Literatur

Lesenswertes: Französische Autos

Gaubatz, Andreas/Stefan Müller: „Französische Autos 1945-2000“. Stuttgart (Motorbuch-Verlag) 2024. 352 Seiten. ISBN 978-3-613-04486-9. Preis 69 Euro.

Deutschsprachige Bücher über französische Autos sind rar – abgesehen von den großen Marken wie Citroën, Renault, Bugatti usw.. Hier erfolgt der Versuch einer kompletten Darstellung. Sicher ist das schwierig, fast unmöglich, auf 320 Seiten mit über 600 Abbildungen eine Herkulesaufgabe. Der Begriff „Alle“ wurde im Titel aus gutem Grunde weggelassen. Nach 1945 wurden Autos mit großem Hubraum durch die französischen Steuergesetze stark benachteiligt. Das führte zu einer Unzahl kleiner und kleinster Fahrzeuge. Mitunter sehr innovativ, oft aber nichts als primitiv. Die Anzahl der Firmen, welche solche Dinge produzierten, ist erstaunlich.
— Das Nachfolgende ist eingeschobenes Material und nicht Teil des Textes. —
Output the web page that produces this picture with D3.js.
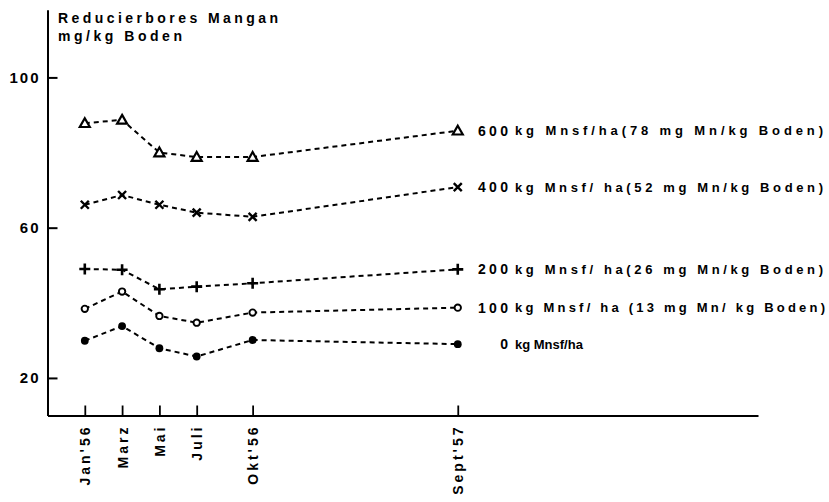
<!DOCTYPE html>
<html>
<head>
<meta charset="utf-8">
<script src="https://cdn.jsdelivr.net/npm/d3@7"></script>
<style>
  html, body { margin: 0; padding: 0; background: #fff; }
  svg { display: block; }
  text { font-family: "Liberation Sans", Arial, sans-serif; font-weight: bold; fill: #000; }
</style>
</head>
<body>
<svg id="chart" width="829" height="502"></svg>
<script>
// ---- data ----
const months = [0, 2, 4, 6, 9, 20];               // months since Jan 1956
const monthLabels = ["Jan'56", "Marz", "Mai", "Juli", "Okt'56", "Sept'57"];
const yTicks = [20, 60, 100];

const s600 = [87.8, 88.7, 80.0, 78.8, 78.8, 85.8];
const s400 = [66.1, 68.7, 66.1, 64.0, 62.9, 70.8];
const s200 = [49.0, 48.8, 43.6, 44.3, 45.2, 48.9];
const s100 = [38.4, 43.0, 36.5, 34.7, 37.4, 38.7];
const s0   = [29.9, 33.8, 27.9, 25.7, 30.1, 29.0];

const seriesNumbers = ["600", "400", "200", "100", "0"];
const seriesTexts = [
  "kg Mnsf/ha(78 mg Mn/kg Boden)",
  "kg Mnsf/ ha(52 mg Mn/kg Boden)",
  "kg Mnsf/ ha(26 mg Mn/kg Boden)",
  "kg Mnsf/ ha (13 mg Mn/ kg Boden)",
  "kg Mnsf/ha"
];
const seriesMarkers = ["triangle", "cross", "plus", "circleOpen", "circleFilled"];
const seriesValues = [s600, s400, s200, s100, s0];

const titleLines = ["Reducierbores Mangan", "mg/kg Boden"];

// ---- layout ----
const svg = d3.select("#chart");
const x = d3.scaleLinear().domain([-2, 36.1]).range([47.5, 758]);
const y = d3.scaleLinear().domain([10, 118]).range([415.5, 9.8]);

// axes
const xAxis = d3.axisBottom(x)
  .tickValues(months)
  .tickFormat((d, i) => monthLabels[i])
  .tickSizeInner(-10).tickSizeOuter(0);
const gx = svg.append("g").attr("transform", `translate(0,${y(10)})`).call(xAxis);
gx.select(".domain").attr("stroke", "#000").attr("stroke-width", 2);
gx.selectAll(".tick line").attr("stroke", "#000").attr("stroke-width", 1.8);
gx.selectAll(".tick text")
  .attr("transform", "rotate(-90)")
  .attr("x", -9).attr("y", 0).attr("dy", "0.36em")
  .attr("text-anchor", "end")
  .style("font-size", "14px")
  .style("letter-spacing", "3px");

const yAxis = d3.axisLeft(y)
  .tickValues(yTicks)
  .tickFormat(d3.format("d"))
  .tickSizeInner(-10).tickSizeOuter(0).tickPadding(7);
const gy = svg.append("g").attr("transform", `translate(${x(-2)},0)`).call(yAxis);
gy.select(".domain").attr("stroke", "#000").attr("stroke-width", 2);
gy.selectAll(".tick line").attr("stroke", "#000").attr("stroke-width", 2);
gy.selectAll(".tick text")
  .style("font-size", "15px")
  .style("letter-spacing", "2px");

// title
svg.append("text").attr("x", 58).attr("y", 23)
  .attr("textLength", 220).attr("lengthAdjust", "spacing")
  .style("font-size", "14px").text(titleLines[0]);
svg.append("text").attr("x", 58).attr("y", 41)
  .attr("textLength", 124).attr("lengthAdjust", "spacing")
  .style("font-size", "14px").text(titleLines[1]);

// lines
const line = d3.line().x((d, i) => x(months[i])).y(d => y(d));
const gLines = svg.append("g");
seriesValues.forEach(vals => {
  gLines.append("path").datum(vals)
    .attr("d", line)
    .attr("fill", "none").attr("stroke", "#000")
    .attr("stroke-width", 2).attr("stroke-dasharray", "5,4");
});

// markers
function drawMarker(g, type, cx, cy) {
  if (type === "triangle") {
    const s = 5;
    g.append("path")
      .attr("d", `M${cx},${cy - s} L${cx + s},${cy + s * 0.75} L${cx - s},${cy + s * 0.75} Z`)
      .attr("fill", "#fff").attr("stroke", "#000").attr("stroke-width", 2.2);
  } else if (type === "cross") {
    const s = 4;
    g.append("path")
      .attr("d", `M${cx - s},${cy - s} L${cx + s},${cy + s} M${cx - s},${cy + s} L${cx + s},${cy - s}`)
      .attr("stroke", "#000").attr("stroke-width", 2.4);
  } else if (type === "plus") {
    const s = 5.5;
    g.append("path")
      .attr("d", `M${cx - s},${cy} L${cx + s},${cy} M${cx},${cy - s} L${cx},${cy + s}`)
      .attr("stroke", "#000").attr("stroke-width", 2.6);
  } else if (type === "circleOpen") {
    g.append("circle").attr("cx", cx).attr("cy", cy).attr("r", 3.2)
      .attr("fill", "#fff").attr("stroke", "#000").attr("stroke-width", 1.9);
  } else {
    g.append("circle").attr("cx", cx).attr("cy", cy).attr("r", 3.9)
      .attr("fill", "#000");
  }
}
const gMarks = svg.append("g");
seriesValues.forEach((vals, si) => {
  vals.forEach((v, i) => drawMarker(gMarks, seriesMarkers[si], x(months[i]), y(v)));
});

// series labels
const gLab = svg.append("g");
const textWidths = [308, 308, 308, 310, null];
seriesValues.forEach((vals, si) => {
  const ly = y(vals[vals.length - 1]);
  const num = gLab.append("text")
    .attr("x", 508).attr("y", ly).attr("dy", "0.36em")
    .attr("text-anchor", "end")
    .style("font-size", "14px")
    .text(seriesNumbers[si]);
  if (seriesNumbers[si].length > 1) num.attr("textLength", 30).attr("lengthAdjust", "spacing");
  const t = gLab.append("text")
    .attr("x", 515).attr("y", ly).attr("dy", "0.36em")
    .style("font-size", "13px")
    .text(seriesTexts[si]);
  if (textWidths[si]) t.attr("textLength", textWidths[si]).attr("lengthAdjust", "spacing");
});
</script>
</body>
</html>
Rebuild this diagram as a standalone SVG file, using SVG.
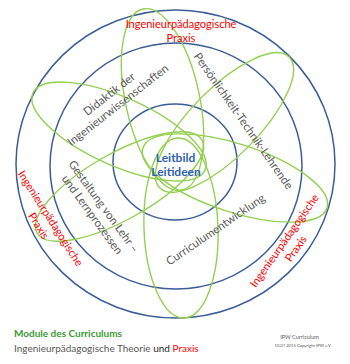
<svg xmlns="http://www.w3.org/2000/svg" width="350" height="364" viewBox="0 0 350 364">
<style>
.ring{fill:none;stroke:#3A5D96;stroke-width:1.5}
.petal{fill:none;stroke:#92D050;stroke-width:1.4}
.gray{font-family:Lato,"Liberation Sans",sans-serif;font-size:11.5px;fill:#595959}
.red{font-family:Lato,"Liberation Sans",sans-serif;font-size:11px;fill:#FF0000}
.blue{font-family:Lato,"Liberation Sans",sans-serif;font-size:12px;font-weight:bold;fill:#2F62B0}
.foot{font-family:Lato,"Liberation Sans",sans-serif;font-size:10px}
.tiny{font-family:Lato,"Liberation Sans",sans-serif;fill:#555555}
</style>
<rect width="350" height="364" fill="#ffffff"/>
<g id="rings">
<ellipse class="ring" cx="175.5" cy="164" rx="159.5" ry="154"/>
<ellipse class="ring" cx="176" cy="166" rx="126" ry="123"/>
<ellipse class="ring" cx="175" cy="162" rx="62" ry="58"/>
</g>
<g id="connectors">
<ellipse class="petal" cx="0" cy="0" rx="92.6" ry="37" transform="translate(162.5,99.5) rotate(77.84)"/>
<ellipse class="petal" cx="0" cy="0" rx="90" ry="37" transform="translate(181,228) rotate(88)"/>
<ellipse class="petal" cx="0" cy="0" rx="94.2" ry="34" transform="translate(119,131.5) rotate(24.1)"/>
<ellipse class="petal" cx="0" cy="0" rx="92" ry="34" transform="translate(224.5,122.5) rotate(-45.4)"/>
<ellipse class="petal" cx="0" cy="0" rx="94.7" ry="33" transform="translate(119.5,186.5) rotate(-29.4)"/>
<ellipse class="petal" cx="0" cy="0" rx="96.8" ry="34" transform="translate(235,178) rotate(18.06)"/>
</g>
<g id="node-leitbild">
<text class="blue" text-anchor="middle"><tspan x="175.5" y="162">Leitbild</tspan><tspan x="176" y="176">Leitideen</tspan></text>
</g>
<g id="node-didaktik">
<text class="gray" text-anchor="middle" transform="translate(113.5,99.5) rotate(-38)"><tspan x="0" y="-3">Didaktik der</tspan><tspan x="0" y="11">Ingenieurwissenschaften</tspan></text>
</g>
<g id="node-persoenlichkeit">
<text class="gray" text-anchor="middle" transform="translate(243.5,121) rotate(55)"><tspan x="0" y="4">Persönlichkeit-Technik-Lehrende</tspan></text>
</g>
<g id="node-gestaltung">
<text class="gray" text-anchor="middle" transform="translate(98,210.5) rotate(54)"><tspan x="0" y="-3">Gestaltung von Lehr –</tspan><tspan x="0" y="11">und Lernprozessen</tspan></text>
</g>
<g id="node-curriculum">
<text class="gray" text-anchor="middle" transform="translate(215.5,229.5) rotate(-34.4)"><tspan x="0" y="4">Curriculumentwicklung</tspan></text>
</g>
<g id="node-praxis-top">
<text class="red" text-anchor="middle"><tspan x="181" y="28">Ingenieurpädagogische</tspan><tspan x="181" y="42">Praxis</tspan></text>
</g>
<g id="node-praxis-left">
<text class="red" text-anchor="middle" transform="translate(44.7,222) rotate(57.4)"><tspan x="0" y="-3">Ingenieurpädagogische</tspan><tspan x="0" y="11">Praxis</tspan></text>
</g>
<g id="node-praxis-right">
<text class="red" text-anchor="middle" transform="translate(290,244.5) rotate(-55)"><tspan x="0" y="-3">Ingenieurpädagogische</tspan><tspan x="0" y="11">Praxis</tspan></text>
</g>
<g id="legend">
<text class="foot" x="14" y="337" font-weight="bold" fill="#3C9A34">Module des Curriculums</text>
<text class="foot" x="14" y="352" fill="#595959">Ingenieurpädagogische Theorie <tspan fill="#262626">und</tspan> <tspan fill="#FF0000">Praxis</tspan></text>
</g>
<g id="copyright">
<text class="tiny" x="299.5" y="339" font-size="5.5" text-anchor="middle">IPW Curriculum</text>
<text class="tiny" x="303" y="347" font-size="4.2" text-anchor="middle">10.07.2015 Copyright IPW e.V.</text>
</g>
</svg>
So beginnt das Buch mit der Marke ACB und endet bei Wimille. Genau das ist ein wesentliches Problem dieses Buches: Die Marken sind alphabetisch geordnet. So findet man zwischen den Microcars Sportwagen und Luxusfahrzeuge. Eine thematische Sortierung wäre besser gewesen, aber eben noch schwieriger. Die „Butter-und-Brot-Fahrzeuge“ nehmen natürlich einen großen Teil des Buches ein. Französische Hersteller brachten einige bis heute bekannte Autos hervor, viele waren äußerst innovativ. Meilensteine wie Renault 4 und 16, Citroën mit 2CV und DS, Simca mit dem 1100er. Alle findet man in diesem Buch. Natürlich auch Sportwagen von Alpine, Matra und Gordini. Die Formel 1 ist ebenso Thema. Luxuswagen von Facel-Véga, Monica u.a. gehören auch dazu, ebenso wie die Kit-Cars und 4×4 Umbauten. Weit über 150 Firmen werden benannt. Spannend sind die Geschichten über den Untergang vormals bekannter Marken wie Voisin, Hotchkiss, Panhard, Simca usw. Das wäre eine extra Publikation wert. Die einstmals sehr bekannten Karosseriebauer wie Gangloff, Chapron und weitere sind nicht Thema des Buches, sie werden nur am Rande erwähnt. Vermisst werden Exoten wie der „Tausendfüßler“ auf Citroën DS oder der der offene Citroën SM „Opera“. Auch hätte die Geschichte von Simca/Chrysler nicht von der 1979 revitalisierten Marke Talbot getrennt werden sollen. Der etwas irritierte Leser findet die Bugatti EB 110 und EB 112. Das waren jedoch Produkte einer italienischen Firma, ohne jeden Bezug zur ursprünglichen Firma in Molsheim. Sind die in Hambach hergestellten Smart eine französische Marke?

Dem Buch fehlen jegliche Tabellen mit Daten und Produktionszahlen. Aber halt: Es gibt einen QR-Code zum Abrufen der Tabellen. Jetzt benötigt man also zum Lesen eines Buches ein Smartphone. Ob das ein sinnvoller Ansatz ist? Es gibt auch kein Quellen- und Personenverzeichnis. Schade. Für die rund 600 Fotos werden drei (!) Quellen genannt. Abbildungen von Markenzeichen findet man nicht. Einer der Autoren, Andreas Gaubatz, starb während der Produktion dieses Buches. Also wurde es mit halber Kraft fertig gestellt. An einigen Stellen ist das zu spüren. Wer sich eine Übersicht beschaffen will, ist mit dem Buch gut bedient. Wer tiefer in die Materie eintauchen möchte, kommt an weiterführender, meist französischer Literatur nicht vorbei.